— Start RECORDS SUPPLIED —

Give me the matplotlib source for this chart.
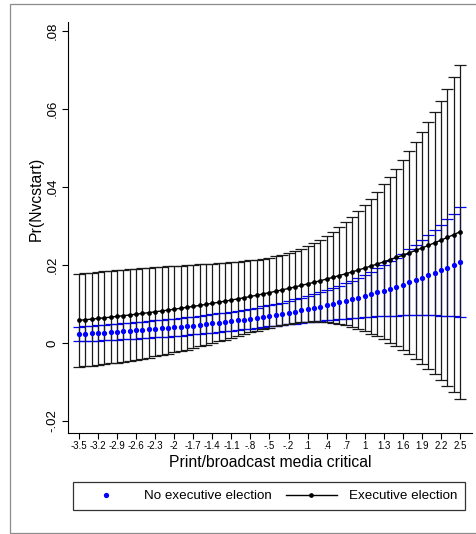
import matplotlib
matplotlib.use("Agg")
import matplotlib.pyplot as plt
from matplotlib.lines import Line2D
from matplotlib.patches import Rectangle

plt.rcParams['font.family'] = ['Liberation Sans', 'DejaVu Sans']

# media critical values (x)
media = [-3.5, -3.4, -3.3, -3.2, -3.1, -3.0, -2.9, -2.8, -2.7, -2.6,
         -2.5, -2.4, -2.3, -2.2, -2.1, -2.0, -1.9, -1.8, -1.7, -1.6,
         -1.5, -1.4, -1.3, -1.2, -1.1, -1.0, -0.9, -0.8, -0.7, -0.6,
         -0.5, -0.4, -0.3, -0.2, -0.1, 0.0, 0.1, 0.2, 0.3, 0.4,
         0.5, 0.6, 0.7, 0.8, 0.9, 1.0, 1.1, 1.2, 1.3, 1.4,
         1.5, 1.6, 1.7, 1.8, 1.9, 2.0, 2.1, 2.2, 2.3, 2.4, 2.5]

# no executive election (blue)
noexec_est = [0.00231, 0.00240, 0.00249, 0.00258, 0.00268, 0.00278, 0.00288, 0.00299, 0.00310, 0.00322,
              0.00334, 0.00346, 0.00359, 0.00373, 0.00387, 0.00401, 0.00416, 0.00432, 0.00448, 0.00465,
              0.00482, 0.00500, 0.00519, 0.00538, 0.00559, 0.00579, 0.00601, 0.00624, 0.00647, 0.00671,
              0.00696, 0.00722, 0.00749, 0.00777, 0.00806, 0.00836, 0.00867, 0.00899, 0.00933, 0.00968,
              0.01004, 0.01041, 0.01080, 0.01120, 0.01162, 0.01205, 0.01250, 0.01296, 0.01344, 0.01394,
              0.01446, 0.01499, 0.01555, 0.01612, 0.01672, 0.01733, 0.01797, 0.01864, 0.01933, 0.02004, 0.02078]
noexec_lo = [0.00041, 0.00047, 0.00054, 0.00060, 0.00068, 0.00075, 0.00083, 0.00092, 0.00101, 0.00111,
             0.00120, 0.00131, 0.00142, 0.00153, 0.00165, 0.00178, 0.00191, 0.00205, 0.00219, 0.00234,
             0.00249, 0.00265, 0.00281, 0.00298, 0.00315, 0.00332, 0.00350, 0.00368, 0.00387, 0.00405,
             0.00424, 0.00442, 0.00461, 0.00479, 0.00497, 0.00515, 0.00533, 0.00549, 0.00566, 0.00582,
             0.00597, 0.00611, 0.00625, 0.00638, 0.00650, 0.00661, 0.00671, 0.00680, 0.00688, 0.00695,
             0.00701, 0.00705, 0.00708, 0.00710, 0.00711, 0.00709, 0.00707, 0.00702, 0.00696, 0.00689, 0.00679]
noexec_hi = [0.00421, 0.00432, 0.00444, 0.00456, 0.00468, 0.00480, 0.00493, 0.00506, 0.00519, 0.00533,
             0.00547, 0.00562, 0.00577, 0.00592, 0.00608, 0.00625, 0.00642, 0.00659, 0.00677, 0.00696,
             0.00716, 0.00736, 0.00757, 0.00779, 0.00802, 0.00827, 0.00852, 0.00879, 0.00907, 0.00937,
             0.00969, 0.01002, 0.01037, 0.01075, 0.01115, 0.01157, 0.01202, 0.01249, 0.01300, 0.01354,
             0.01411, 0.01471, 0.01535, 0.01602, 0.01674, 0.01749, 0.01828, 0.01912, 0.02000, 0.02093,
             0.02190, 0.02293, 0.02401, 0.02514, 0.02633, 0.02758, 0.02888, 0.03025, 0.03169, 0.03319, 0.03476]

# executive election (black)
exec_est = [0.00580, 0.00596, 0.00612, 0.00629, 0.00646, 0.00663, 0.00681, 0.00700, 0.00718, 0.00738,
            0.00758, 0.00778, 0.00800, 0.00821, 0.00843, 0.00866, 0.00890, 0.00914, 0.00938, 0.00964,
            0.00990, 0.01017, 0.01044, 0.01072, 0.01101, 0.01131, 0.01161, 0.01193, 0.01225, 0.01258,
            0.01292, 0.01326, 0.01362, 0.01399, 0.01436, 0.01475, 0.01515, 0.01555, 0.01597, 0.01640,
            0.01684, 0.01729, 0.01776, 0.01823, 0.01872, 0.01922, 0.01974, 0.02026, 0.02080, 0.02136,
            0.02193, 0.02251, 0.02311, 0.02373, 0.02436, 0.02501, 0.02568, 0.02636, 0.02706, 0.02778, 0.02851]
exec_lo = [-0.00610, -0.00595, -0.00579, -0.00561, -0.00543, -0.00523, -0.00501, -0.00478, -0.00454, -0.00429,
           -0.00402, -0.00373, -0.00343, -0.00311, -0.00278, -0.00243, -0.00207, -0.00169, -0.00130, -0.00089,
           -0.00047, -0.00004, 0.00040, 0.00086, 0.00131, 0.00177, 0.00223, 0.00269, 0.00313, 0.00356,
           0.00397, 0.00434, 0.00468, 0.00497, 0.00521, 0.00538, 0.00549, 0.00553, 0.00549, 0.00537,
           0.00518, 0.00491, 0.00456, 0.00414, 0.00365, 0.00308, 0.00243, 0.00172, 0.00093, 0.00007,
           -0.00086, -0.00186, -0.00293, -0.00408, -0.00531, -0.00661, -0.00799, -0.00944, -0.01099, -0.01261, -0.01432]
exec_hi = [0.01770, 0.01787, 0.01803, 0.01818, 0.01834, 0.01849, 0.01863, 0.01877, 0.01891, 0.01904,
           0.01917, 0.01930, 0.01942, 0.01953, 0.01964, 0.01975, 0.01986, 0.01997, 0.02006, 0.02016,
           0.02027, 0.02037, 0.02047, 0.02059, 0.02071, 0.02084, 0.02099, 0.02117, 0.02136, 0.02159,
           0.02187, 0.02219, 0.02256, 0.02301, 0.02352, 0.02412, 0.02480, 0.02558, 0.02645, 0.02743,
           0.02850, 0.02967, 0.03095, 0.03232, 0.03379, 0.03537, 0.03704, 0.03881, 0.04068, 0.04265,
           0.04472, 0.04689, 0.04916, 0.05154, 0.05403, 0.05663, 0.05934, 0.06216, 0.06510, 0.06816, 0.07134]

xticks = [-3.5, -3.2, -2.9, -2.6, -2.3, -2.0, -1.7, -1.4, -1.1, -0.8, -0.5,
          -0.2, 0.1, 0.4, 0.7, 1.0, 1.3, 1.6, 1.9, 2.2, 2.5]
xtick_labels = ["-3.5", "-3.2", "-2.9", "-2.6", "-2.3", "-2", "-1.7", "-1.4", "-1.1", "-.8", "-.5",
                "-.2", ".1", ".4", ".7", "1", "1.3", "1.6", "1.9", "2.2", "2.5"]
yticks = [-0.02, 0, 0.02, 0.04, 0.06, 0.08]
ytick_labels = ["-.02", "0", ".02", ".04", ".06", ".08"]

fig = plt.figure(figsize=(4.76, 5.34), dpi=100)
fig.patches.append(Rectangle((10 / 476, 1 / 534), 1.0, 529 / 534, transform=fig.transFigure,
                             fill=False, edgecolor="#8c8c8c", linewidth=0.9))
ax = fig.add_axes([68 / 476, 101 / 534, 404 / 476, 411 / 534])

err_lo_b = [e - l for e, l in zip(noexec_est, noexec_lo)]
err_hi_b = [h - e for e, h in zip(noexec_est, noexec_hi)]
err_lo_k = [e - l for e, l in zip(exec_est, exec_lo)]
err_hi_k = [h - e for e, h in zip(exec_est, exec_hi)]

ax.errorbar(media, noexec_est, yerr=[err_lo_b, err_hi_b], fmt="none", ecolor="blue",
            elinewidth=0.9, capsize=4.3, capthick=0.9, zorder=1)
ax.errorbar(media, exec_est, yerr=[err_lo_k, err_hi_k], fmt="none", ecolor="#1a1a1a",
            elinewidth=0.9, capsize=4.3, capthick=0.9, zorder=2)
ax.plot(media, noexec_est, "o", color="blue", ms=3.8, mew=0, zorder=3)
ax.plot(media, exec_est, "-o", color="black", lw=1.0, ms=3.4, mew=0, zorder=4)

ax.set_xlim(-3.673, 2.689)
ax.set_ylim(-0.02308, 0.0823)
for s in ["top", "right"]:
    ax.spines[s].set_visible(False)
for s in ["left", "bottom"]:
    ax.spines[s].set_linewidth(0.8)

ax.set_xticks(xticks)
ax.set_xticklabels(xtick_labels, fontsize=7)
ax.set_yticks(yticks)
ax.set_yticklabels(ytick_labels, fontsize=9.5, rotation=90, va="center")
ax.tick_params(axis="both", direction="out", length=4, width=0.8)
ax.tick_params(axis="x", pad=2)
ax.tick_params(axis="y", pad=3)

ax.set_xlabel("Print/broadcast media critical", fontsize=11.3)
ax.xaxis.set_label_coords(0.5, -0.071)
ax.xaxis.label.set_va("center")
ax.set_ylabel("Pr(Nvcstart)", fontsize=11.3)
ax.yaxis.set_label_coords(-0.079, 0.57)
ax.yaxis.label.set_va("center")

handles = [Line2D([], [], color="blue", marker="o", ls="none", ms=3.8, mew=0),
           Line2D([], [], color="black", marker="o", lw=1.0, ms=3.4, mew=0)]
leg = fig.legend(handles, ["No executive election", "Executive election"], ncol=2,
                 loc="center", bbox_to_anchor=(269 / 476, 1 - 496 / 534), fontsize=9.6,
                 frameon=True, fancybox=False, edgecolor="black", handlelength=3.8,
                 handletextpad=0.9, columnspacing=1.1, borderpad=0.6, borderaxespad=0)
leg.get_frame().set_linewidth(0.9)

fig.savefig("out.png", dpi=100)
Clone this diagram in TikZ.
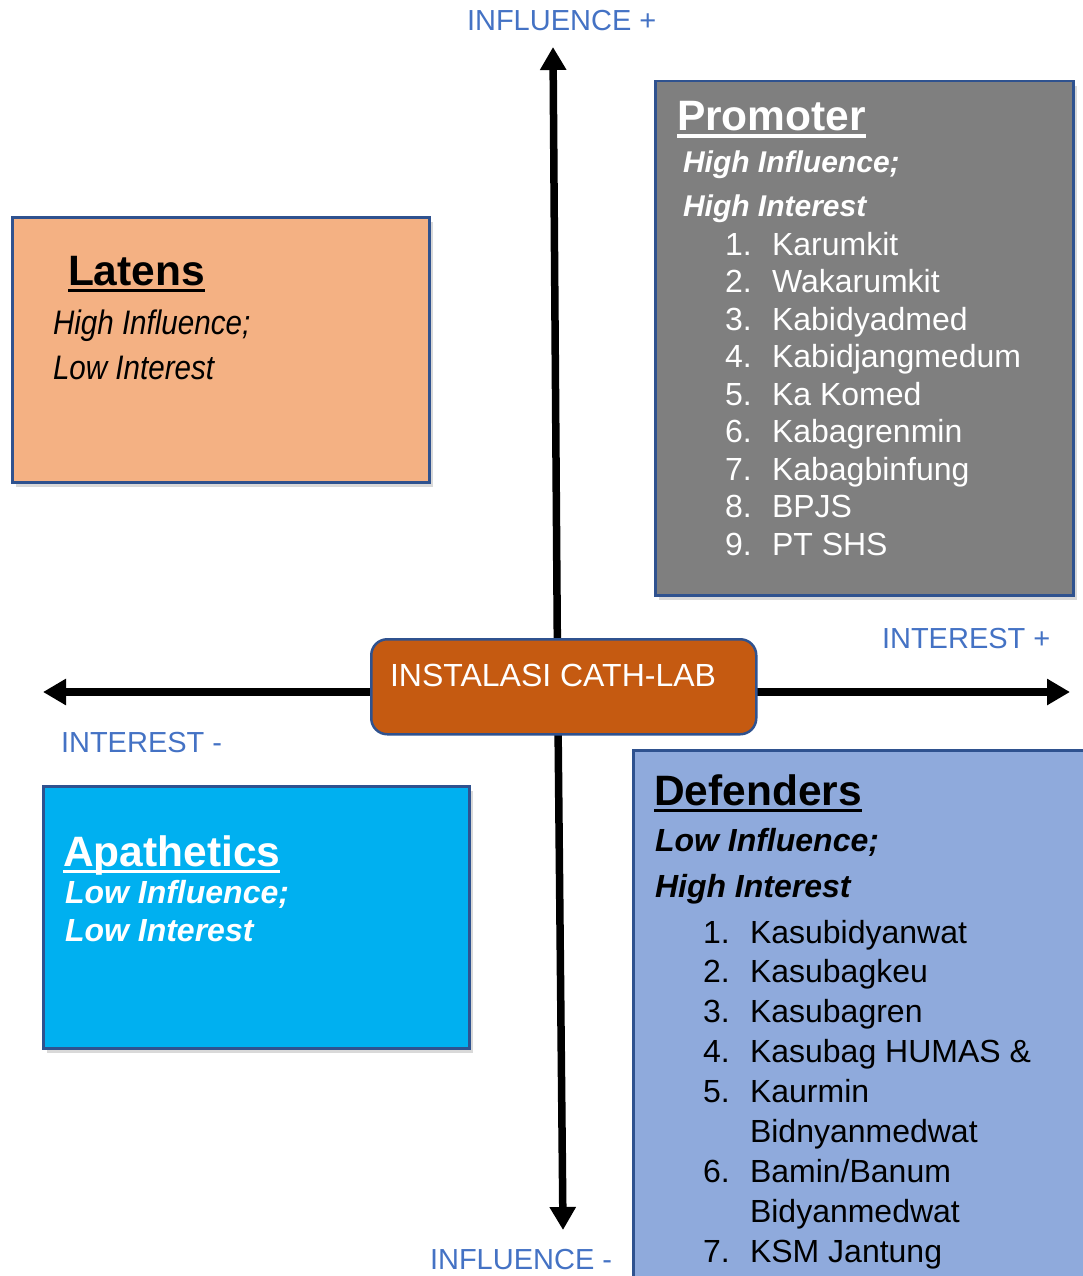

— End RECORDS SUPPLIED —

* **WHAT NEEDS TO BE DONE**: Copy exactly the lines running from the beginning of the listing through the line that has "plt.rcParams['font.family'] = ['Liberation". Drop the pictures.

* **TASK OUTPUT**:
Give me the matplotlib source for this chart.
import matplotlib
matplotlib.use("Agg")
import matplotlib.pyplot as plt
from matplotlib.lines import Line2D
from matplotlib.patches import Rectangle

plt.rcParams['font.family'] = ['Liberation Sans', 'DejaVu Sans']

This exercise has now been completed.